Attorney General Eric Holder said it like it is: when it comes to race relations, the US is a nation of cowards. (for full text see link above; Att. Gen. Holder refers to then-Senator Obama’s speech on race in an interview after his speech.) What made me wonder as I read (and then watched) the speech was, how far have we come in the church concerning race relations.
Basically, there seems to be a certain unease when it comes to discussing matters of “race”. Comments and conversations sometimes become more forced and somewhat rehearsed. They lose their spontaneity and ease—which they may have just had, while bantering about the Premier League, Superbowl, cars, or…. (I apologise for examples that may seem more male-oriented.) But as soon as the topic switches to race—or “religion” or, sometimes, “death”—there is an unease. Why? At first I thought it’s because white people do not like to talk about it. They think it is no longer relevant, with all the civil rights, affirmative actions, and now Barack Obama.
I think there is a profound discomfort that is often expressed in phrases like “but I didn’t own slaves” because we do not like to be identified as belonging to the perpetrator group. It’s the same unease I used to feel as a German when other Europeans talked about the war and (sometimes expressively) made me feel like I had started the war. In addition, most white people never had to directly confront racial issues. They live in a bubble of privilege that has largely insulated them from confronting such matters. After all, in America a white person (with citizenship) is an American. Black Americans are “African-”Americans. White is the norm. Even in our Bible illustrations Jesus is usually (mis-)represented as a man with unmistakably European features. If the world around me reflects “my group”, and rendered quasi “race-less”, then why should I have to invest effort into addressing “race” issues. Race becomes an irritant. However, we too easily forget who invented the “race” scheme, segregation, slavery (not even to mention the genocide on Native Americans). White folk never had to address, let alone digest, the mess they created.
Black people (and other non-whites) in America, on the other hand, have always known “race”. From childhood they learn that they are different, and that the difference is a disadvantage. Race is a daily, unavoidable, reality. However, it seems that even black folk are ill at ease to talk about race. Not, of course, when they are among themselves; but when in the presence of people-of-no-colour, the conversation sometimes loses it’s natural flow, and, just like with white folk, becomes rehearsed.
These are generalisations, and I hope that there are so many exceptions that the exceptions will become the rule, and my general deliberations here will be sidelined as an exception.

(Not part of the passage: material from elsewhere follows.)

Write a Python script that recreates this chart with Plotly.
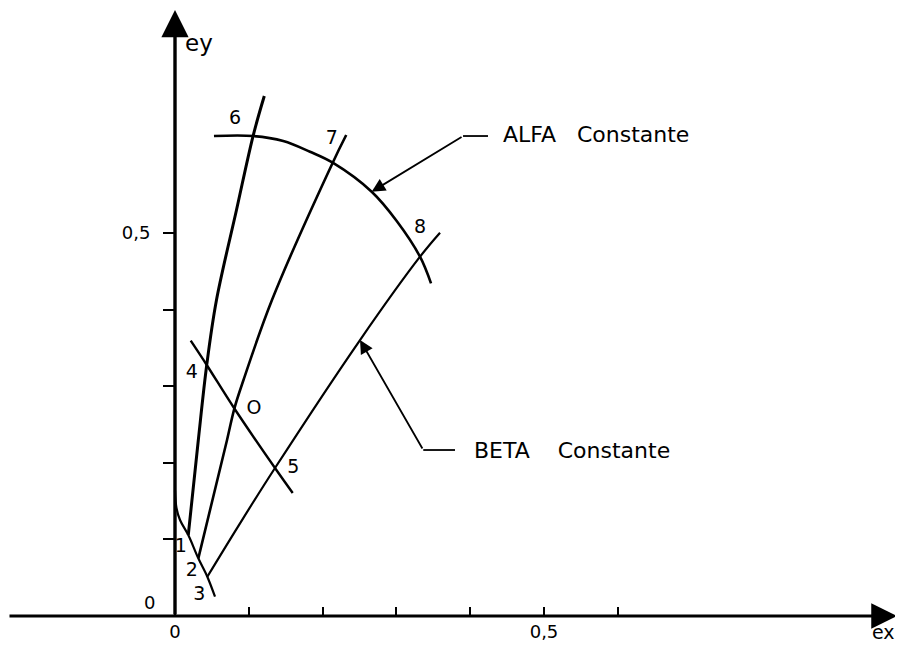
import plotly.graph_objects as go

# ---- data ----
# curve through points 1 - 4 - 6
six_x = [0.018, 0.0316, 0.043, 0.0562, 0.0833, 0.1061, 0.121]
six_y = [0.1057, 0.2298, 0.3277, 0.4125, 0.53, 0.6279, 0.6789]
# curve through points 2 - O - 7
seven_x = [0.0316, 0.0705, 0.0806, 0.0928, 0.1314, 0.2137, 0.2320]
seven_y = [0.0753, 0.2298, 0.2715, 0.3081, 0.4125, 0.5918, 0.6279]
# BETA constant line through points 3 - 5 - 8
eight_x = [0.0438, 0.0881, 0.1355, 0.2507, 0.332, 0.3591]
eight_y = [0.0513, 0.1210, 0.1932, 0.3603, 0.4691, 0.5004]
# line through 4 - O - 5
mid_x = [0.0213, 0.043, 0.080, 0.1355, 0.1595]
mid_y = [0.3594, 0.3277, 0.2715, 0.1932, 0.1606]
# line through 1 - 2 - 3
low_x = [0.0, 0.002, 0.0068, 0.018, 0.0316, 0.0438, 0.0542]
low_y = [0.164, 0.1410, 0.1253, 0.1057, 0.0753, 0.0513, 0.0252]
# ALFA constant arc through 6 - 7 - 8
arc_x = [0.0528, 0.1061, 0.1467, 0.1829, 0.2137, 0.2665, 0.3004, 0.332, 0.3469]
arc_y = [0.6266, 0.6266, 0.6201, 0.6061, 0.5918, 0.5539, 0.5157, 0.4691, 0.4343]

# point labels
point_labels = ["1", "2", "3", "4", "O", "5", "6", "7", "8"]
label_x = [0.0077, 0.0226, 0.033, 0.0226, 0.107, 0.1603, 0.0813, 0.2123, 0.332]
label_y = [0.0897, 0.0578, 0.0274, 0.3168, 0.2698, 0.1928, 0.6488, 0.6223, 0.5061]

# axis ticks
x_tickvals = [0, 0.1, 0.2, 0.3, 0.4, 0.5, 0.6]
x_ticktext = ["0", "", "", "", "", "0,5", ""]
y_tickvals = [0.1, 0.2, 0.3, 0.4, 0.5]
y_ticktext = ["", "", "", "", "0,5"]

# callouts: (target on curve, bend, end of horizontal, text)
alfa_target = (0.2665, 0.5539)
alfa_bend = (0.3903, 0.6266)
alfa_end = (0.4241, 0.6266)
alfa_text = "ALFA\u00a0\u00a0\u00a0Constante"
beta_target = (0.2507, 0.3603)
beta_bend = (0.3364, 0.2167)
beta_end = (0.3794, 0.2167)
beta_text = "BETA\u00a0\u00a0\u00a0\u00a0Constante"

FONT = "DejaVu Sans"
BLACK = "#000000"

# page body has an 8px margin: the figure covers the window from (8, 8)
W, H = 895, 639
X_RANGE = [(8 - 175) / 738, (903 - 175) / 738]
Y_RANGE = [(616 - 647) / 766, (616 - 8) / 766]

fig = go.Figure()

def curve(x, y, w):
    fig.add_trace(go.Scatter(x=x, y=y, mode="lines",
                             line=dict(color=BLACK, width=w, shape="spline", smoothing=1.0),
                             hoverinfo="skip", showlegend=False))

curve(six_x, six_y, 3)
curve(seven_x, seven_y, 2.6)
curve(eight_x, eight_y, 2.2)
curve(mid_x, mid_y, 2.4)
curve(low_x, low_y, 2.2)
curve(arc_x, arc_y, 2.6)

# horizontal parts of callout leaders
for b, e in [(alfa_bend, alfa_end), (beta_bend, beta_end)]:
    fig.add_trace(go.Scatter(x=[b[0], e[0]], y=[b[1], e[1]], mode="lines",
                             line=dict(color=BLACK, width=1.8),
                             hoverinfo="skip", showlegend=False))

# point labels
fig.add_trace(go.Scatter(x=label_x, y=label_y, mode="text", text=point_labels,
                         textfont=dict(family=FONT, size=19, color=BLACK),
                         hoverinfo="skip", showlegend=False))

annotations = []
# axes drawn as arrows
x_min, x_max = -0.2263, 0.978
y_max = 0.791
annotations.append(dict(x=x_max, y=0, ax=x_min, ay=0, xref="x", yref="y",
                        axref="x", ayref="y", text="", showarrow=True,
                        arrowhead=2, arrowsize=1.7, arrowwidth=3, arrowcolor=BLACK))
annotations.append(dict(x=0, y=y_max, ax=0, ay=0, xref="x", yref="y",
                        axref="x", ayref="y", text="", showarrow=True,
                        arrowhead=2, arrowsize=1.6, arrowwidth=3.4, arrowcolor=BLACK))
# callout arrows
for t, b in [(alfa_target, alfa_bend), (beta_target, beta_bend)]:
    annotations.append(dict(x=t[0], y=t[1], ax=b[0], ay=b[1], xref="x", yref="y",
                            axref="x", ayref="y", text="", showarrow=True,
                            arrowhead=2, arrowsize=1.5, arrowwidth=1.8, arrowcolor=BLACK))
# callout texts
annotations.append(dict(x=0.4417, y=0.628, xref="x", yref="y", text=alfa_text,
                        showarrow=False, xanchor="left", yanchor="middle",
                        font=dict(family=FONT, size=22, color=BLACK)))
annotations.append(dict(x=0.402, y=0.2167, xref="x", yref="y", text=beta_text,
                        showarrow=False, xanchor="left", yanchor="middle",
                        font=dict(family=FONT, size=22, color=BLACK)))
# axis names and origin label
annotations.append(dict(x=0.960, y=-0.021, xref="x", yref="y", text="ex",
                        showarrow=False, font=dict(family=FONT, size=19, color=BLACK)))
annotations.append(dict(x=0.0325, y=0.748, xref="x", yref="y", text="ey",
                        showarrow=False, font=dict(family=FONT, size=23, color=BLACK)))
annotations.append(dict(x=-0.0339, y=0.017, xref="x", yref="y", text="0",
                        showarrow=False, font=dict(family=FONT, size=18, color=BLACK)))

fig.update_layout(
    width=W, height=H, autosize=False,
    margin=dict(l=0, r=0, t=0, b=0),
    paper_bgcolor="white", plot_bgcolor="white",
    showlegend=False,
    annotations=annotations,
    xaxis=dict(range=X_RANGE, anchor="free", position=(647 - 616) / H,
               showgrid=False, zeroline=False, showline=False,
               ticks="inside", ticklen=9, tickwidth=2, tickcolor=BLACK,
               tickvals=x_tickvals, ticktext=x_ticktext, ticklabelstandoff=3,
               tickfont=dict(family=FONT, size=18, color=BLACK), fixedrange=True),
    yaxis=dict(range=Y_RANGE, anchor="free", position=(175 - 8) / W,
               showgrid=False, zeroline=False, showline=False,
               ticks="outside", ticklen=12, tickwidth=2, tickcolor=BLACK,
               tickvals=y_tickvals, ticktext=y_ticktext, ticklabelstandoff=9,
               tickfont=dict(family=FONT, size=18, color=BLACK), fixedrange=True),
)

fig.write_html("out.html")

What is saddening is that this trend is also found in the church. The Seventh-day Adventist church in North America is essentially a church of cowards. In the boardrooms of conference, union and division committees (I guess) we find a delicate and elaborate dance around the issues that still divide us—if they are addressed at all. How often do the “brethren” interact with each other outside the meetings, after church, during the week, in their leisure times? How often have we had the painful conversation about past (!) and present (?) racism in the church? Have we sat and listened to the person with a different experience than our own, and not just in the administration sphere… How many pastors mingle in diverse crowds of colleagues (not just members)? Do our kids play together, our wives sit and chat together? How many churches are mingling together across the divides? Are there any meetings for white churches during Black History Month, where State and Regional congregations meet and mix, and learn not from a text book, but from a real person who was there back then, marched, got hosed down and got up again?
Do we have the guts to reach across the divides? A nation looks to its leaders, listens to presidents and attorney generals, but a church ought to look at her Saviour, and be changed by Him. Do we have the guts to go there? Will we allow Him to change us from a church of cowards to a church of change?